While not unprecedented (see Gram Parsons, Neil Young, Jim James), Pecknold’s pipes invariably invoke trees-and-mountains imagery, all seemingly unique to Fleet Foxes’ home turf. That unmistakable sense of place — along with some sneakily sophisticated arrangements — is a big part of what makes their songs so evocative. It’s hard to listen to Pecknold murmur and wail about shivering dogs and frozen rivers without also thinking about the Pacific Northwest — about Douglas firs and percolator coffee and, of course, impenetrable tangles of facial hair.

“Robin’s beard is all his own, and I’m sure with every touring day it gets knottier and more fragrant,” says fellow rustic songsmith Daniel Rossen of Grizzly Bear and Department of Eagles, who first met Pecknold at a potluck last summer (Pecknold brought a plate of homemade vegetable pakora). “I’d certainly hope people would pay attention to him even if he shaved it off and dropped all that plaid for a nice tracksuit.”

Pecknold says that nature isn’t an intentional theme in his songs. “When I was writing those lyrics, I had just come home from this really long trip with my brother and sister,” he explains. “It was a total REI granola trip, just wandering around. But it doesn’t mean that the next thing is going to have that same feeling. It wasn’t a conscious choice, like, ‘Let’s be a nature band!’ “

Fleet Foxes are perhaps most beloved for their golden harmonies (Pecknold mews alongside bassist Christian Wargo, drummer Josh Tillman, and keyboardist Casey Wescott, while guitarist Skye Skjelset smiles silently), which pull from a variety of vocal traditions. But Fleet Foxes’ layered, textured vocals never feel exclusionary. Instead, their harmonies recall the intimacy of early secular music and are reminiscent, in particular, of Sacred Harp (or shape-note) singing, a gospel style that allows every member of a congregation — even those who can’t read music or don’t possess the strongest singing voice — to join in tunefully. It’s an inclusive and deliberately straightforward style, and a departure from the histrionic, finger-waving song theater heralded by American Idol. “Those [Sacred Harp] songs are so simple,” Pecknold says. “It’s all very easy to understand.”

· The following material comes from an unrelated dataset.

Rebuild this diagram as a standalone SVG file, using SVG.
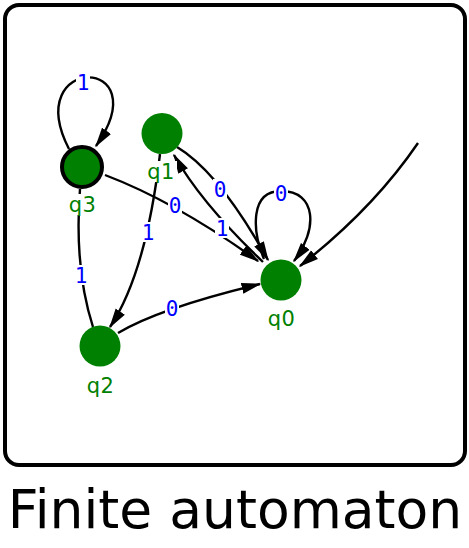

The openness of his writing invites massive, campfire-style sing-alongs, and even if you’re not much of a singer, it’s not difficult to figure out how to howl along: “I think the beauty of a band like Fleet Foxes lies in their ability to make accessible some musical ideas that would otherwise escape a mass audience, and it’s Robin’s voice that reels the listener in,” Rossen says. “He can fill the room with his voice alone.”

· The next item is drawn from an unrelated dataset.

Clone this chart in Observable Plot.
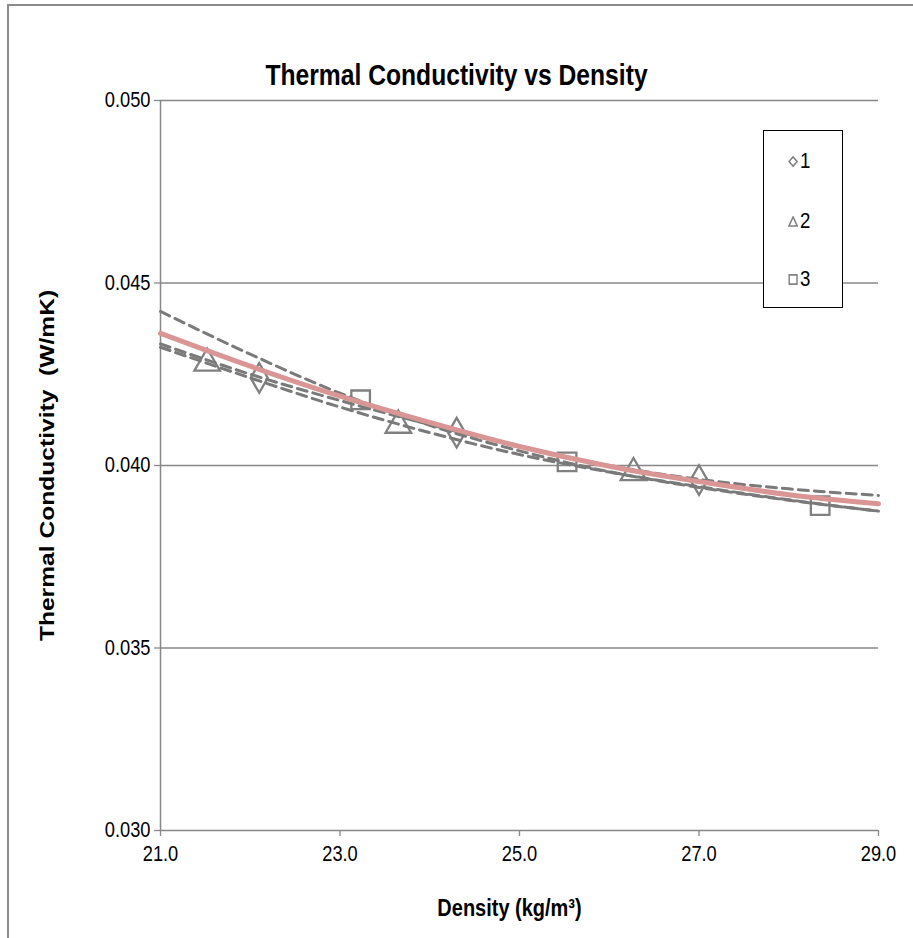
<!DOCTYPE html>
<html>
<head>
<meta charset="utf-8">
<script src="https://cdn.jsdelivr.net/npm/d3@7"></script>
<script src="https://cdn.jsdelivr.net/npm/@observablehq/plot@0.6"></script>
<style>
  html, body { margin: 0; padding: 0; background: #fff; overflow: hidden; }
  #wrap { position: relative; width: 913px; height: 938px; }
  #border { position: absolute; left: 7px; top: 4px; width: 1000px; height: 1000px;
            border-left: 2px solid #8c8c8c; border-top: 2px solid #8c8c8c; pointer-events: none; }
  #legend { position: absolute; left: 763px; top: 130px; width: 78px; height: 176px;
            border: 1px solid #000; background: #fff;
            font-family: "Liberation Sans", Arial, sans-serif; font-size: 22px; }
  .row { position: absolute; left: 24px; height: 24px; display: flex; align-items: center;
         transform: scaleX(0.85); transform-origin: left center; }
  .row svg { margin-right: 2px; }
</style>
</head>
<body>
<div id="wrap">
  <div id="chart"></div>
  <div id="border"></div>
  <div id="legend"></div>
</div>
<script>
// ---- data ----
const seriesNames = ["1", "2", "3"];
const density1 = [22.1, 24.3, 27.0];
const cond1    = [0.0424, 0.0409, 0.0396];
const density2 = [21.52, 23.65, 26.27];
const cond2    = [0.0428, 0.0411, 0.0398];
const density3 = [23.23, 25.53, 28.35];
const cond3    = [0.0418, 0.0401, 0.0389];

// trend lines
const trendX   = [21, 22, 23, 24, 25, 26, 27, 28, 29];
const trend1   = [0.04333, 0.04250, 0.04178, 0.04112, 0.04052, 0.04000, 0.03962, 0.03936, 0.03918];
const trend2   = [0.04324, 0.04240, 0.04160, 0.04090, 0.04030, 0.03982, 0.03942, 0.03906, 0.03875];
const trend3   = [0.04422, 0.04305, 0.04198, 0.04110, 0.04040, 0.03983, 0.03940, 0.03905, 0.03875];
const trendAll = [0.04362, 0.04272, 0.04190, 0.04118, 0.04052, 0.03998, 0.03956, 0.03920, 0.03895];

const xTicks = [21, 23, 25, 27, 29];
const yTicks = [0.030, 0.035, 0.040, 0.045, 0.050];

const titleText = "Thermal Conductivity vs Density";
const xLabel = "Density (kg/m³)";
const yLabel = "Thermal Conductivity  (W/mK)";

// ---- build tables ----
const pts = (xs, ys) => xs.map((x, i) => ({x, y: ys[i]}));
const s1 = pts(density1, cond1), s2 = pts(density2, cond2), s3 = pts(density3, cond3);
const t1 = pts(trendX, trend1), t2 = pts(trendX, trend2), t3 = pts(trendX, trend3), tAll = pts(trendX, trendAll);

const gray = "#808080";
const axisGray = "#888888";
const dashGray = "#7a7a7a";
const dash = "10,6";

const chart = Plot.plot({
  width: 913, height: 938,
  marginLeft: 160, marginRight: 35, marginTop: 100, marginBottom: 108,
  style: { fontFamily: "'Liberation Sans', Arial, sans-serif", fontSize: "21.5px", color: "#000", background: "transparent" },
  x: { domain: [21, 29], label: null },
  y: { domain: [0.030, 0.050], label: null },
  marks: [
    Plot.ruleY(yTicks, { stroke: axisGray, strokeWidth: 1.3 }),
    Plot.ruleX([21], { stroke: axisGray, strokeWidth: 1.5 }),
    Plot.axisY(yTicks, { tickSize: 6, tickPadding: 4, tickFormat: d3.format(".3f"), stroke: axisGray, fill: "#000", strokeWidth: 1.3, fontSize: 21.5, label: null }),
    Plot.axisX(xTicks, { tickSize: 6, tickPadding: 9, tickFormat: d3.format(".1f"), stroke: axisGray, fill: "#000", strokeWidth: 1.3, fontSize: 21.5, label: null }),
    // markers
    Plot.dot(s1, { x: "x", y: "y", symbol: "diamond", r: 9, stroke: gray, strokeWidth: 2.3, fill: "none" }),
    Plot.dot(s2, { x: "x", y: "y", symbol: "triangle", r: 9.5, stroke: gray, strokeWidth: 2.3, fill: "none" }),
    Plot.dot(s3, { x: "x", y: "y", symbol: "square", r: 10.5, stroke: gray, strokeWidth: 2.3, fill: "none" }),
    // trend lines
    Plot.line(t1, { x: "x", y: "y", curve: "monotone-x", stroke: dashGray, strokeWidth: 3, strokeDasharray: dash }),
    Plot.line(t2, { x: "x", y: "y", curve: "monotone-x", stroke: dashGray, strokeWidth: 3, strokeDasharray: dash }),
    Plot.line(t3, { x: "x", y: "y", curve: "monotone-x", stroke: dashGray, strokeWidth: 3, strokeDasharray: dash }),
    Plot.line(tAll, { x: "x", y: "y", curve: "monotone-x", stroke: "#d99694", strokeWidth: 5 }),
    // titles
    Plot.text([titleText], { frameAnchor: "top", dx: -63, dy: -25, textAnchor: "middle", lineAnchor: "middle", fontWeight: "bold", fontSize: 29, fill: "#000" }),
    Plot.text([xLabel], { frameAnchor: "bottom", dx: -10, dy: 78, textAnchor: "middle", lineAnchor: "middle", fontWeight: "bold", fontSize: 23.5, fill: "#000" }),
    Plot.text([yLabel], { frameAnchor: "left", dx: -113, rotate: -90, textAnchor: "middle", lineAnchor: "middle", fontWeight: "bold", fontSize: 20, fill: "#000" })
  ]
});
document.getElementById("chart").appendChild(chart);

// the reference glyphs are tall and narrow: squeeze horizontal texts, stretch the vertical one
chart.querySelectorAll("text").forEach(t => {
  const L = t.getComputedTextLength();
  if (!(L > 0)) return;
  let rotated = false;
  for (let p = t; p && p !== chart; p = p.parentNode) {
    const tr = p.getAttribute && p.getAttribute("transform");
    if (tr && /rotate/.test(tr)) rotated = true;
  }
  t.setAttribute("lengthAdjust", "spacingAndGlyphs");
  t.setAttribute("textLength", (rotated ? L * 1.23 : L * 0.85).toFixed(2));
});

// ---- legend ----
const legend = document.getElementById("legend");
const legendSymbols = [
  '<polygon points="5.5,0.8 10.2,5.5 5.5,10.2 0.8,5.5" fill="none" stroke="#808080" stroke-width="1.7"/>',
  '<polygon points="5.5,0.9 10.4,10 0.6,10" fill="none" stroke="#808080" stroke-width="1.7"/>',
  '<rect x="0.9" y="0.9" width="9.2" height="9.2" fill="none" stroke="#808080" stroke-width="1.7"/>'
];
const rowTops = [18, 78, 136];
seriesNames.forEach((name, i) => {
  const row = document.createElement("div");
  row.className = "row";
  row.style.top = rowTops[i] + "px";
  row.innerHTML = '<svg width="12" height="11" viewBox="0 0 11 11">' + legendSymbols[i] + '</svg><span>' + name + '</span>';
  legend.appendChild(row);
});
</script>
</body>
</html>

Pecknold willingly acknowledges that Fleet Foxes might be part of a new community of like-minded, oft-hirsute folk artists — from his Sub Pop labelmates Iron and Wine, Band of Horses, Death Vessel, and Fruit Bats to emerging acts like Bon Iver, Grizzly Bear, and Horse Feathers — even if its members aren’t united by place. “Music has become a lot less regional,” he says. “But I can listen to new music now, like Vetiver or Department of Eagles, that I’m really excited about, which wasn’t always the case four years ago.”

He pauses. “I don’t have to feel like an old man anymore.”